Each test spawns a new fresh cluster and tears it down after the test. If a test fails, the logs for the node are saved in a logs/<timestamp> directory for analysis (it‘s not perfect but has been good enough so far, I’m open to better suggestions).

Writing Tests

If you'd like to know what to expect during a code review, please see the included CONTRIBUTING file.

Debugging Tests

Some general tips for debugging dtest/pytest tests

pytest.set_trace()

If there is an unexpected value being asserted on and you'd like to inspect the state of all the tests variables just before a paricular assert, add pytest.set_trace() right before the problematic code. The next time you execute the test, when that line of code is reached pytest will drop you into an interactive python debugger (pdb). From there you can use standard python options to inspect various methods and variables for debugging.
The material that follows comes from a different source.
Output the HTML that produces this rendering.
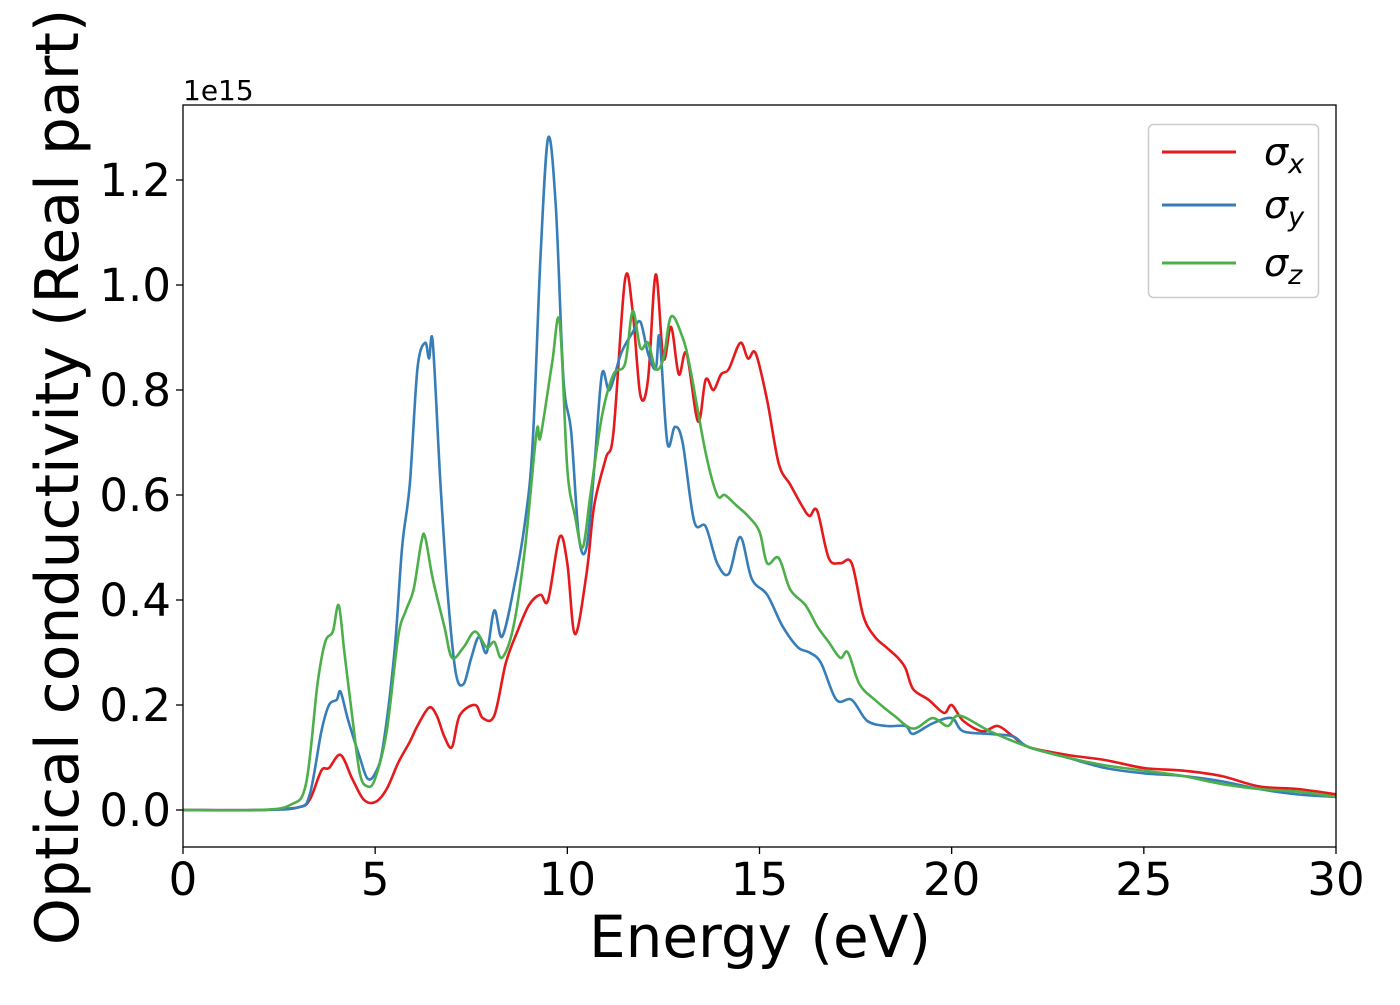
<!DOCTYPE html>
<html><head><meta charset="utf-8"><style>
body{margin:0;background:#fff;}
svg text{font-family:"DejaVu Sans","Liberation Sans",sans-serif;}
</style></head><body>
<svg id="chart" width="1400" height="1000" viewBox="0 0 1400 1000">
<rect x="0" y="0" width="1400" height="1000" fill="#fff"/>
<g id="plot"></g>
<g id="axes"></g>
<text x="183" y="100" font-size="28">1e15</text>
<text x="760" y="957" font-size="58" text-anchor="middle">Energy (eV)</text>
<text transform="translate(78,477) rotate(-90)" font-size="60" text-anchor="middle">Optical conductivity (Real part)</text>
<g>
<rect x="1148.5" y="124.5" width="170" height="173" rx="5" fill="#fff" stroke="#ccc" stroke-width="1.5"/>
<line x1="1162" y1="152" x2="1236" y2="152" stroke="#e41a1c" stroke-width="3"/>
<line x1="1162" y1="205" x2="1236" y2="205" stroke="#377eb8" stroke-width="3"/>
<line x1="1162" y1="263" x2="1236" y2="263" stroke="#4daf4a" stroke-width="3"/>
<text x="1264" y="165" font-size="38" font-style="italic">σ<tspan font-size="27" dy="8">x</tspan></text>
<text x="1264" y="218" font-size="38" font-style="italic">σ<tspan font-size="27" dy="8">y</tspan></text>
<text x="1264" y="276" font-size="38" font-style="italic">σ<tspan font-size="27" dy="8">z</tspan></text>
</g>
</svg>
<script>
const xTicks=[0,5,10,15,20,25,30];
const yTicks=[0,0.2,0.4,0.6,0.8,1.0,1.2];
const yTickLabels=["0.0","0.2","0.4","0.6","0.8","1.0","1.2"];
const eX=[0,2,3,3.3,3.6,3.8,4.1,4.4,4.7,5.0,5.3,5.6,5.9,6.1,6.4,6.6,6.8,7.0,7.2,7.6,7.8,8.1,8.4,8.7,9.0,9.3,9.5,9.8,10.0,10.2,10.5,10.7,11.0,11.2,11.5,11.7,11.9,12.1,12.3,12.5,12.7,12.9,13.1,13.4,13.6,13.8,14.0,14.2,14.5,14.7,14.9,15.2,15.5,15.8,16.1,16.3,16.5,16.8,17.1,17.4,17.7,18.0,18.3,18.6,18.8,19.0,19.4,19.8,20.0,20.3,20.8,21.2,21.6,22,23,24,25,26,27,28,29,30];
const sigmaX=[0,0,0.005,0.02,0.075,0.08,0.105,0.06,0.02,0.015,0.04,0.09,0.13,0.16,0.195,0.18,0.14,0.12,0.18,0.2,0.175,0.18,0.28,0.34,0.39,0.41,0.4,0.52,0.47,0.335,0.45,0.58,0.67,0.72,1.01,0.95,0.79,0.82,1.02,0.86,0.92,0.83,0.87,0.74,0.82,0.8,0.83,0.84,0.89,0.86,0.87,0.78,0.66,0.62,0.58,0.56,0.57,0.48,0.47,0.47,0.37,0.33,0.31,0.29,0.27,0.23,0.21,0.185,0.2,0.17,0.15,0.16,0.14,0.12,0.105,0.095,0.08,0.075,0.065,0.045,0.04,0.03];
const eY=[0,2,3,3.3,3.6,3.8,4.0,4.1,4.3,4.6,4.8,5.0,5.2,5.5,5.7,5.9,6.1,6.3,6.4,6.5,6.7,6.9,7.1,7.3,7.5,7.7,7.9,8.1,8.3,8.6,8.9,9.1,9.3,9.5,9.7,9.9,10.1,10.3,10.5,10.7,10.9,11.1,11.4,11.7,11.9,12.1,12.3,12.4,12.6,12.8,13.0,13.3,13.6,13.9,14.2,14.5,14.8,15.2,15.6,16.0,16.3,16.6,17.0,17.4,17.8,18.3,18.8,19.0,19.5,20.0,20.3,21,21.6,22,23,24,25,26,27,28,29,30];
const sigmaY=[0,0,0.005,0.03,0.15,0.2,0.21,0.225,0.17,0.1,0.06,0.07,0.12,0.3,0.5,0.62,0.84,0.89,0.86,0.89,0.62,0.4,0.26,0.24,0.29,0.33,0.3,0.38,0.33,0.42,0.55,0.7,1.05,1.28,1.15,0.82,0.72,0.52,0.5,0.65,0.83,0.8,0.87,0.91,0.93,0.87,0.84,0.9,0.7,0.73,0.7,0.55,0.54,0.47,0.45,0.52,0.44,0.41,0.35,0.31,0.3,0.28,0.21,0.21,0.17,0.16,0.16,0.145,0.165,0.175,0.15,0.145,0.14,0.12,0.1,0.08,0.07,0.065,0.055,0.04,0.03,0.025];
const eZ=[0,2,2.8,3.2,3.5,3.7,3.9,4.05,4.2,4.4,4.6,4.8,5.0,5.3,5.6,5.8,6.0,6.2,6.3,6.5,6.8,7.0,7.3,7.6,7.9,8.1,8.3,8.6,8.9,9.2,9.3,9.6,9.8,10.0,10.2,10.4,10.6,10.9,11.2,11.5,11.7,11.9,12.1,12.3,12.5,12.7,13.0,13.2,13.6,13.9,14.1,14.4,14.7,15.0,15.2,15.5,15.8,16.2,16.5,16.8,17.1,17.3,17.6,18.0,18.5,19.0,19.5,19.9,20.2,21,22,23,24,25,26,27,28,29,30];
const sigmaZ=[0,0,0.01,0.05,0.24,0.32,0.34,0.39,0.3,0.18,0.07,0.045,0.06,0.15,0.33,0.38,0.42,0.51,0.52,0.44,0.35,0.29,0.31,0.34,0.31,0.32,0.29,0.35,0.5,0.72,0.71,0.85,0.93,0.65,0.56,0.5,0.6,0.75,0.83,0.85,0.95,0.88,0.89,0.84,0.86,0.94,0.9,0.84,0.68,0.6,0.6,0.58,0.56,0.53,0.47,0.48,0.42,0.39,0.35,0.32,0.29,0.3,0.24,0.21,0.18,0.155,0.175,0.16,0.18,0.15,0.12,0.1,0.085,0.075,0.065,0.05,0.04,0.035,0.025];

const NS='http://www.w3.org/2000/svg';
const X0=183,X1=1336,YT=105,YB=847;
const xs=e=>X0+(e/30)*(X1-X0);
const ys=v=>810-v*525;
const plot=document.getElementById('plot'),axes=document.getElementById('axes');
function mk(tag,attrs,parent){const el=document.createElementNS(NS,tag);for(const k in attrs)el.setAttribute(k,attrs[k]);parent.appendChild(el);return el;}
function smoothPath(xa,ya){
  const p=xa.map((e,i)=>[xs(e),ys(ya[i])]);
  let d='M'+p[0][0].toFixed(1)+','+p[0][1].toFixed(1);
  for(let i=0;i<p.length-1;i++){
    const p0=p[Math.max(0,i-1)],p1=p[i],p2=p[i+1],p3=p[Math.min(p.length-1,i+2)];
    const c1=[p1[0]+(p2[0]-p0[0])/6,p1[1]+(p2[1]-p0[1])/6];
    const c2=[p2[0]-(p3[0]-p1[0])/6,p2[1]-(p3[1]-p1[1])/6];
    d+=' C'+c1.map(v=>v.toFixed(1))+' '+c2.map(v=>v.toFixed(1))+' '+p2.map(v=>v.toFixed(1));
  }
  return d;
}
const cp=mk('clipPath',{id:'clip'},plot);
mk('rect',{x:X0,y:YT,width:X1-X0,height:YB-YT},cp);
const series=[[eX,sigmaX,'#e41a1c','sigma-x-line'],[eY,sigmaY,'#377eb8','sigma-y-line'],[eZ,sigmaZ,'#4daf4a','sigma-z-line']];
series.forEach(s=>{
  const path=mk('path',{d:smoothPath(s[0],s[1]),fill:'none',stroke:s[2],'stroke-width':2.6,'clip-path':'url(#clip)','stroke-linejoin':'round'},plot);
  
  
});
const frame=mk('rect',{x:X0,y:YT,width:X1-X0,height:YB-YT,fill:'none',stroke:'#000','stroke-width':1.3},axes);


xTicks.forEach(t=>{
  const x=xs(t);
  const tk=mk('line',{x1:x,y1:YB,x2:x,y2:YB+7,stroke:'#000','stroke-width':1.3},axes);
  
  
  const tx=mk('text',{x:x,y:YB+48,'font-size':45,'text-anchor':'middle'},axes);
  tx.textContent=t;
  
  
});
yTicks.forEach((t,i)=>{
  const y=ys(t);
  const tk=mk('line',{x1:X0-7,y1:y,x2:X0,y2:y,stroke:'#000','stroke-width':1.3},axes);
  
  
  const tx=mk('text',{x:X0-12,y:y+16,'font-size':45,'text-anchor':'end'},axes);
  tx.textContent=yTickLabels[i];
  
  
});
</script>
</body></html>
Hung tests/hung pytest framework

Debugging hung tests can be very difficult but thanks to improvements in Python 3 it's now pretty painless to get a python thread dump of all the threads currently running in the pytest process.

import faulthandler
faulthandler.enable()

Adding the above code will install a signal handler into your process. When the process recieves a SIGABRT signal, python will dump python thread dumps for all running threads in the process. DTests installs this by default with the install_debugging_signal_handler fixture.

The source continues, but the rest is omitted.